The non-adoption of location-tracking in the family
"A Case Study of Non-Adoption: The Values of Location Tracking in the Family" by Vasalou, Oostveen and Joinson is a paper that is going to be presented in a week or so at the CSCW 2012 conference. It deals with the use of location-tracking by parents to monitor where their children are when outdoors. Based on a large- scale survey of 920 parents from the UK, the researchers show that this technology concurrently supports and threatens parental values.

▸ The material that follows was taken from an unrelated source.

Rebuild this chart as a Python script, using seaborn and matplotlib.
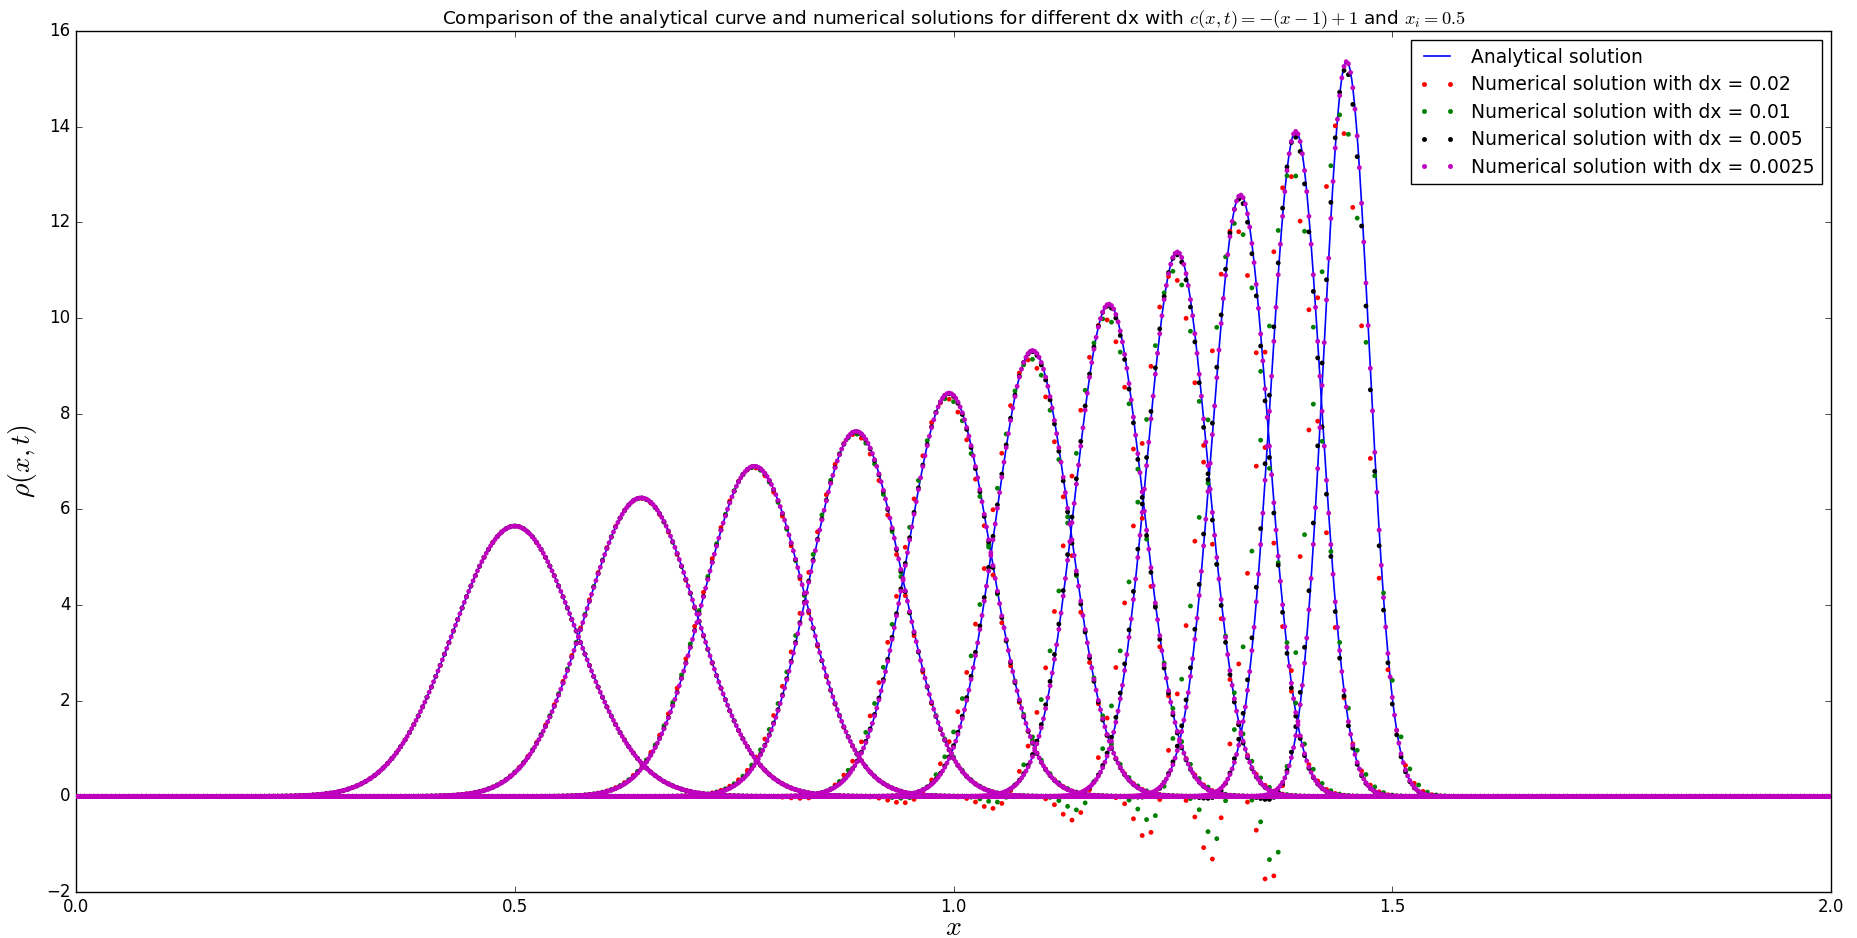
import numpy as np
import pandas as pd
import matplotlib
matplotlib.use("Agg")
import matplotlib.pyplot as plt
from matplotlib.lines import Line2D
import seaborn as sns

# analytical pulse at t = 0, 0.1, ..., 1.0 : peak position and peak height
peak_x = [0.500, 0.644, 0.773, 0.889, 0.995, 1.090, 1.177, 1.255, 1.327, 1.390, 1.448]
peak_h = [5.65, 6.24, 6.90, 7.63, 8.43, 9.32, 10.29, 11.38, 12.57, 13.90, 15.36]

# numerical runs
dx_labels = ["0.02", "0.01", "0.005", "0.0025"]
dx_colors = ["r", "g", "k", "m"]
grid_step = [0.01, 0.01, 0.005, 0.0025]
grid_start = [0.005, 0.0, 0.0, 0.0]

# error of each run at t = 1: peak ratio, width ratio, lag (sigma units)
peak_ratio = [0.92, 0.93, 0.99, 1.0]
width_ratio = [1.18, 1.18, 1.01, 1.0]
lag = [0.35, 0.22, 0.05, 0.0]
# how that error grows over the snapshots
err_growth = [0, 0.02, 0.05, 0.10, 0.17, 0.26, 0.37, 0.50, 0.64, 0.80, 1.0]
# depth of the negative lobe that trails each pulse
dip_red = [0, 0, 0, 0, 0.08, 0.20, 0.35, 0.65, 1.10, 1.70, 2.50]
dip_green = [0, 0, 0, 0, 0.05, 0.12, 0.25, 0.48, 0.80, 1.35, 2.10]
dip_black = [0, 0, 0, 0, 0, 0, 0.02, 0.04, 0.06, 0.10, 0.14]
dip_magenta = [0, 0, 0, 0, 0, 0, 0, 0, 0, 0, 0]
dip_depth = [dip_red, dip_green, dip_black, dip_magenta]
dip_offset = [3.3, 3.1, 3.2, 3.2]  # sigma units behind the peak


def pulse(x, xc, h, sig):
    return h * np.exp(-0.5 * ((x - xc) / sig) ** 2)


def main():
    plt.style.use("classic")
    plt.rcParams["figure.facecolor"] = "white"
    plt.rcParams["savefig.facecolor"] = "white"
    plt.rcParams["mathtext.fontset"] = "cm"

    # analytical curves
    xa = np.linspace(0, 2, 2001)
    rows = []
    for k, (xc, h) in enumerate(zip(peak_x, peak_h)):
        sig = 1.0 / (h * np.sqrt(2 * np.pi))  # unit mass
        rows.append(pd.DataFrame({"x": xa, "rho": pulse(xa, xc, h, sig), "snap": k}))
    ana = pd.concat(rows, ignore_index=True)

    # numerical dots
    rows = []
    for i, lab in enumerate(dx_labels):
        xg = np.arange(grid_start[i], 2.0 + 1e-9, grid_step[i])
        for k, (xc, h) in enumerate(zip(peak_x, peak_h)):
            sig = 1.0 / (h * np.sqrt(2 * np.pi))
            e = err_growth[k]
            P = h * (1 - (1 - peak_ratio[i]) * e)
            s = sig * (1 + (width_ratio[i] - 1) * e)
            d = lag[i] * e * sig
            v = pulse(xg, xc - d, P, s)
            v = v - pulse(xg, xc - dip_offset[i] * sig, dip_depth[i][k], 0.45 * sig)
            rows.append(pd.DataFrame({"x": xg, "rho": v, "dx": lab}))
    num = pd.concat(rows, ignore_index=True)

    fig, ax = plt.subplots(figsize=(18.58, 9.38), dpi=100)
    fig.subplots_adjust(left=0.0409, right=0.9855, top=0.967, bottom=0.049)

    sns.lineplot(data=ana, x="x", y="rho", units="snap", estimator=None,
                 color="b", lw=1.2, ax=ax, legend=False, zorder=2)
    sns.scatterplot(data=num, x="x", y="rho", hue="dx", hue_order=dx_labels,
                    palette=dict(zip(dx_labels, dx_colors)), s=12,
                    edgecolor="none", linewidth=0, ax=ax, legend=False, zorder=3)

    ax.set_xlim(0, 2)
    ax.set_ylim(-2, 16)
    ax.set_xticks([0, 0.5, 1.0, 1.5, 2.0])
    ax.set_yticks(range(-2, 17, 2))
    ax.set_xlabel("$x$", fontsize=20, labelpad=-2)
    ax.set_ylabel(r"$\rho(x,t)$", fontsize=20)
    ax.set_title("Comparison of the analytical curve and numerical solutions for different dx "
                 "with $c(x,t) = -(x-1)+1$ and $x_i = 0.5$", fontsize=13.3)

    handles = [Line2D([], [], color="b", lw=1.2, label="Analytical solution")]
    for lab, col in zip(dx_labels, dx_colors):
        handles.append(Line2D([], [], color=col, marker=".", ls="none", markersize=6,
                              markeredgecolor=col, label="Numerical solution with dx = " + lab))
    ax.legend(handles=handles, loc="upper right", numpoints=2, fontsize=13.5,
              labelspacing=0.45, fancybox=False, edgecolor="k")

    fig.savefig("out.png", dpi=100)


if __name__ == "__main__":
    main()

A quick summary of the results:
"Families do not use location tracking: Only 1.7% parents reported using this technology with their children (implementation stage). (...) A significant number of parents, over one third of our participants, were not aware these technologies existed (...) Values are the motivating force in the adoption of location tracking: Our findings inform the technology adoption literature by showing that contrary to previous work, demographics (e.g. age and gender) did not predict adoption. (...) A small group of parents, 16%, were favorable toward location tracking (persuasion stage). Location tracking was seen as a tool to reduce uncertainty by providing constant information about children’s movements (uncertainty reduction category). More generally, parents’ accounts show that location tracking technologies are understood to be ‘preventive innovations’ that have the ability to reduce the risks facing children. Despite their positive attitudes, however, it is noteworthy that parents had not adopted these systems. (...) Parents do not need location tracking: The control provided via location tracking was considered to be a threat to self-direction and trust (trust and self direction category). Parents wanted to preserve their children’s ability to freely explore their environment without being judged"
And, interestingly, this last bit about declarative location ("checkin-in" in the Foursquare parlance) caught my attention:
"Systems that feature spontaneous location disclosure (e.g. checking-in) might be more reflective of this web of values and behaviors. By weakening the power relationship previously established through one-directional control, spontaneous location reports can give choice to children and nurture a sense of responsibility as well as honesty without stifling their freedom and autonomy"
Why do I blog this? Following the appropriation of location-based services, I am often surprised by the discourse that surrounds the use of such platforms. Articles such as this one, backed by data, are relevant in the sense that it shows the current usage and perspective in a specific context.